Between the schools, only four students had a third kick at the can. Two Dal students failed, two at St. FX passed.

Those nursing students would normally have to redo their training, but the College of Registered Nurses of Nova Scotia has recently decided to give students who fail an unlimited number of tries to pass the exam.

These results are included in an appendix to a report by the college. It was sent to the provincial government, but the college refused to release it to the public.

Numerous email exchanges

In the lead up to the public release of the overall test scores on Sept. 8, 2015, there were numerous email exchanges between the college and provincial bureaucrats. Both were worried about the impact of anticipated higher fail rates and the inevitable criticism that would ensue.

Last July, the Department of Health and Wellness prepared a minister's briefing "on the topic of Higher than Usual Failure Rate on New National Entry-to-Practice Examination for Registered Nurses."

A briefing note prepared for that meeting included information that suggested the college originally thought the exam results would not change after the traditional pencil-and-paper-based exam was replaced with the new computerized system.

"Throughout the development and implementation of the new exam over the last three years, CRNNS (College of Registered Nurses of Nova Scotia) has assured the Department of Health and Wellness that there was no reason to anticipate any change in pass rates between the old and new exams," the background note read. 

Redacted information

In the week leading up to the official release of the 2015 results, the communications team at the Department of Health and Wellness crafted "Key Messages" for Minister Leo Glavine, but that information has been redacted from the documents sent to CBC News. 
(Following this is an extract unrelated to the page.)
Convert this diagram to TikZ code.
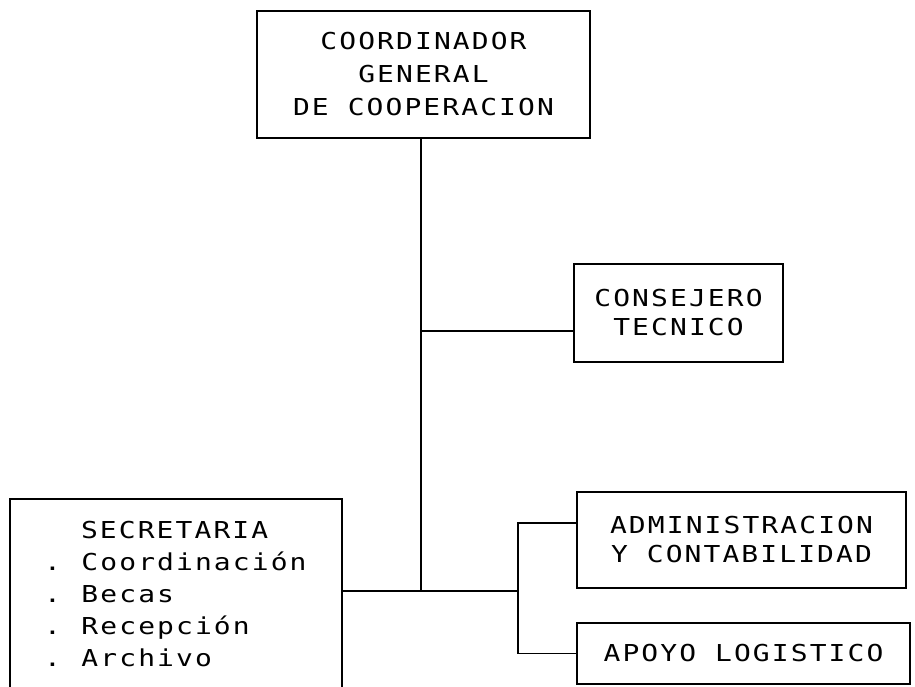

A week after the results were made public, internal departmental emails focus on the college's policy for issuing temporary licenses, which allow those who've failed the entrance exam to continue working with certain conditions.

"The policy will be revised to permit those who have failed the NCLEX twice to apply for a reissued temporary licence with the same conditionals and restrictions that are applied once someone fails the exam the first time," wrote Cindy Cruickshank, executive director of the department's Health System Workforce Branch.

She also noted "No news release is planned" to announce or explain the change in policy.

'Monitoring the situation closely'

Department staff have continued to keep tabs on the issue.

In an email dated Nov 17, 2015, Cruickshank sent the minister's executive assistant Peter Bragg a note that said, "We are monitoring the situation closely."

The department is keeping in touch with the college, as it shares updates on how well Nova Scotia graduates are doing on subsequent tests. 

"The overall pass rate for Nova Scotia graduates as of today is 87 per cent," Cruickshanks wrote to her team on Nov. 27.

According to the data pulled from the information request, the pass rate for the three universities after the first, second and third attempts made by students is 89.1 per cent.